Wash and drain apricots and remove pits, leaving fruit whole.

Heat honey in the water in a non-corroding saucepan. Raise heat to medium and boil syrup about 15 minutes to thicken slightly. This will be about 214 to 217 degrees on a candy thermometer. Add apricots and simmer about 4 minutes. Remove from heat and let stand several hours or overnight.

With a slotted spoon remove apricots to a bowl; simmer the syrup, which is thinned with the juices from the apricots, for about 10 minutes, until it thicken. Return apricots to the syrup and simmer 2 minutes. Stir in lemon juice and cook 1 or 2 minutes longer, remove from heat.

Put jam in a large shallow glass or ceramic container, drape with cheesecloth, and set out in direct sunlight until it has thickened to the desired consistency.
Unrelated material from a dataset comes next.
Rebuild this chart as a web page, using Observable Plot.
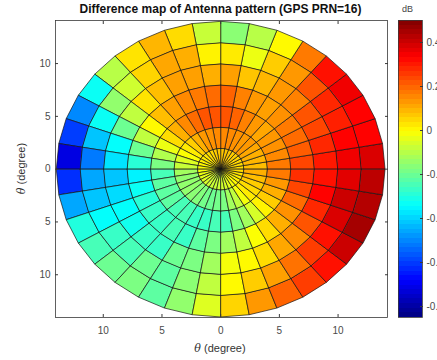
<!DOCTYPE html>
<html><head><meta charset="utf-8">
<script src="https://cdn.jsdelivr.net/npm/d3@7"></script>
<script src="https://cdn.jsdelivr.net/npm/@observablehq/plot@0.6"></script>
<style>
html,body{margin:0;padding:0;overflow:hidden;background:#fff;}
#wrap{position:relative;width:437px;height:360px;overflow:hidden;font-family:"Liberation Sans",Arial,sans-serif;}
.abs{position:absolute;white-space:nowrap;}
</style></head><body><div id="wrap"></div>
<script>
// grid definition
const radiusEdges = [0, 2, 4, 6, 8, 10, 12, 14];
const azimuthStepDeg = 10;
// values per ring (sector 0 = 0..10 deg counter-clockwise from +x)
const ring1 = [0.04,0.04,0.05,0.05,0.06,0.06,0.07,0.07,0.07,0.07,0.06,0.05,0.04,0.03,0.02,0.01,0.0,-0.01,-0.02,-0.03,-0.04,-0.05,-0.06,-0.07,-0.08,-0.08,-0.08,-0.07,-0.06,-0.04,-0.02,0.0,0.01,0.02,0.03,0.04];
const ring2 = [0.08,0.09,0.10,0.11,0.13,0.13,0.14,0.15,0.15,0.15,0.14,0.13,0.10,0.06,0.02,-0.01,-0.05,-0.08,-0.13,-0.15,-0.15,-0.15,-0.16,-0.17,-0.19,-0.20,-0.19,-0.18,-0.13,-0.09,-0.02,0.02,0.04,0.06,0.08,0.10];
const ring3 = [0.17,0.15,0.14,0.13,0.11,0.13,0.16,0.20,0.22,0.22,0.22,0.19,0.15,0.10,0.04,-0.03,-0.11,-0.18,-0.25,-0.22,-0.22,-0.22,-0.25,-0.25,-0.27,-0.27,-0.25,-0.25,-0.18,-0.13,-0.06,0.01,0.06,0.10,0.13,0.17];
const ring4 = [0.24,0.21,0.19,0.17,0.14,0.12,0.13,0.16,0.20,0.19,0.17,0.15,0.12,0.08,0.00,-0.09,-0.20,-0.29,-0.36,-0.33,-0.29,-0.27,-0.27,-0.25,-0.27,-0.22,-0.18,-0.13,-0.09,-0.01,0.04,0.10,0.14,0.19,0.24,0.27];
const ring5 = [0.30,0.28,0.24,0.22,0.16,0.13,0.09,0.07,0.12,0.10,0.12,0.12,0.08,0.03,-0.09,-0.20,-0.34,-0.38,-0.42,-0.39,-0.34,-0.32,-0.27,-0.27,-0.20,-0.18,-0.13,-0.02,0.00,0.04,0.11,0.15,0.22,0.28,0.33,0.31];
const ring6 = [0.35,0.33,0.29,0.28,0.22,0.13,0.06,-0.03,0.02,0.01,0.10,0.11,0.05,-0.07,-0.15,-0.33,-0.42,-0.52,-0.46,-0.42,-0.34,-0.27,-0.25,-0.20,-0.22,-0.16,-0.09,0.00,0.06,0.12,0.18,0.25,0.31,0.38,0.40,0.37];
const ring7 = [0.38,0.33,0.33,0.35,0.31,0.17,0.00,-0.10,-0.16,-0.08,0.04,0.09,0.03,-0.10,-0.33,-0.50,-0.60,-0.72,-0.62,-0.46,-0.30,-0.25,-0.20,-0.18,-0.22,-0.15,-0.05,0.05,0.13,0.20,0.25,0.31,0.40,0.45,0.43,0.42];
// axes / labels
const xTicks = [-10, -5, 0, 5, 10];
const yTicks = [-10, -5, 0, 5, 10];
const colorTicks = [0.4, 0.2, 0, -0.2, -0.4, -0.6, -0.8];
const colorDomain = [-0.85, 0.5];
const xDomain = [-14.07, 14.21];
const yDomain = [-14.05, 14.08];
const titleText = "Difference map of Antenna pattern (GPS PRN=16)";
const unitText = "dB";
const axisText = "(degree)";

function jet(t) {
  const c = v => Math.max(0, Math.min(1, v));
  const r = c(Math.min(4*t - 1.5, -4*t + 4.5));
  const g = c(Math.min(4*t - 0.5, -4*t + 3.5));
  const b = c(Math.min(4*t + 0.5, -4*t + 2.5));
  return d3.rgb(r*255, g*255, b*255).formatHex();
}

const rings = [ring1, ring2, ring3, ring4, ring5, ring6, ring7];
const verts = [];
rings.forEach((vals, i) => vals.forEach((v, s) => {
  const r0 = radiusEdges[i], r1 = radiusEdges[i+1];
  const a0 = s*azimuthStepDeg*Math.PI/180, a1 = (s+1)*azimuthStepDeg*Math.PI/180;
  const id = i*vals.length + s;
  for (const [r, a] of [[r0,a0],[r1,a0],[r1,a1],[r0,a1]])
    verts.push({id, value: v, x: r*Math.cos(a), y: r*Math.sin(a)});
}));

const colorOpts = {type: "linear", domain: colorDomain, interpolate: jet, clamp: true};
const ink = "#3a3a3a";
const blank = () => "";

const main = Plot.plot({
  width: 437, height: 360,
  marginTop: 20, marginBottom: 43, marginLeft: 55, marginRight: 50,
  style: {fontFamily: '"Liberation Sans", Arial, sans-serif', fontSize: "10px", color: ink, background: "transparent"},
  x: {domain: xDomain},
  y: {domain: yDomain},
  color: colorOpts,
  marks: [
    Plot.line(verts, {x: "x", y: "y", z: "id", fill: "value", stroke: "#151515", strokeWidth: 0.7, curve: "linear-closed"}),
    Plot.frame({stroke: ink, strokeWidth: 0.8}),
    Plot.axisX(xTicks, {anchor: "bottom", tickSize: 0, tickPadding: 9, tickFormat: Math.abs, label: null, fill: "#4a4a4a"}),
    Plot.axisX(xTicks, {anchor: "bottom", tickSize: -3, tickFormat: blank, label: null}),
    Plot.axisX(xTicks, {anchor: "top", tickSize: -3, tickFormat: blank, label: null}),
    Plot.axisY(yTicks, {anchor: "left", tickSize: 0, tickPadding: 5, tickFormat: Math.abs, label: null, fill: "#4a4a4a"}),
    Plot.axisY(yTicks, {anchor: "left", tickSize: -3, tickFormat: blank, label: null}),
    Plot.axisY(yTicks, {anchor: "right", tickSize: -3, tickFormat: blank, label: null})
  ]
});

// colorbar with 64 bands like the jet(64) map
const nBands = 64;
const step = (colorDomain[1] - colorDomain[0]) / nBands;
const bands = d3.range(nBands).map(k => {
  const lo = colorDomain[0] + k*step;
  return {lo, hi: Math.min(colorDomain[1], lo + step*1.6), mid: lo + step/2};
});
const bar = Plot.plot({
  width: 70, height: 360,
  marginTop: 20, marginBottom: 43, marginLeft: 8, marginRight: 38,
  style: {fontFamily: '"Liberation Sans", Arial, sans-serif', fontSize: "10px", color: ink, background: "transparent", overflow: "visible"},
  x: {domain: [0, 1], axis: null},
  y: {domain: colorDomain},
  color: colorOpts,
  marks: [
    Plot.rect(bands, {x1: 0, x2: 1, y1: "lo", y2: "hi", fill: "mid", inset: 0, shapeRendering: "crispEdges"}),
    Plot.frame({stroke: ink, strokeWidth: 0.8}),
    Plot.axisY(colorTicks, {anchor: "right", tickSize: 0, tickPadding: 4, tickFormat: d => String(d), label: null, fill: "#4a4a4a"}),
    Plot.axisY(colorTicks, {anchor: "right", tickSize: -3, tickFormat: blank, label: null})
  ]
});

const wrap = document.getElementById("wrap");
main.style.position = "absolute"; main.style.left = "0px"; main.style.top = "0px";
bar.style.position = "absolute"; bar.style.left = "390px"; bar.style.top = "0px"; bar.style.maxWidth = "none";
wrap.appendChild(main);
wrap.appendChild(bar);

function addDiv(html, css) {
  const d = document.createElement("div");
  d.className = "abs";
  d.innerHTML = html;
  Object.assign(d.style, css);
  wrap.appendChild(d);
  return d;
}
addDiv(titleText, {left: "2px", top: "2px", width: "437px", textAlign: "center", fontWeight: "bold", fontSize: "12px", lineHeight: "15px", color: "#111"});
addDiv(unitText, {left: "402px", top: "4px", fontSize: "9px", lineHeight: "11px", color: "#444"});
addDiv('<i style="font-family:\'DejaVu Serif\',serif">θ</i> ' + axisText, {left: "0px", top: "341px", width: "440px", textAlign: "center", fontSize: "11px", lineHeight: "14px", color: "#333"});
addDiv('<i style="font-family:\'DejaVu Serif\',serif">θ</i> ' + axisText, {left: "-29px", top: "161px", width: "100px", textAlign: "center", fontSize: "11px", lineHeight: "14px", color: "#333", transform: "rotate(-90deg)", transformOrigin: "50% 50%"});
</script></body></html>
Under the hot Mediterranean or Aegean sun the jam is ready in only a week or so. Store in clean airtight jars. (p255)

You can prepare various types of fruit using this method, plums apricots, peaches and tart apples can all be prepared this way.

These types of preserves are traditionally made all over Africa and the Middle East, I have found a good recipe from Lebanon: Traditional Lebanese Apricot Sun Jam Recipe as well as a good recipe from South Africa (you have to scroll down to find the recipe here).

This Post Has 4 Comments

  1. Jane Alahouzou

    Could you please explain how much honey you used I don’t understand the measure 3/4-1 c thank you .

    1. hellaD

      Oh that means 3/4 of a cup to 1 cup but honestly it is up to your own taste preference and will depend on how sweet your apricots are in a given year. Feel free to experiment. The measurement of the honey is approximate anyway.

  2. Annie

    Hi Hella, just to let you know I linked this to a query i saw on a Kitchn forum. I love this– I just can’t imagine ever being able to rely on the sun here in Wales :). Hope you are well, Annie x

    1. hellaD

      Thanks Annie!
      You are the best. Yeah too bad about the sun in Wales!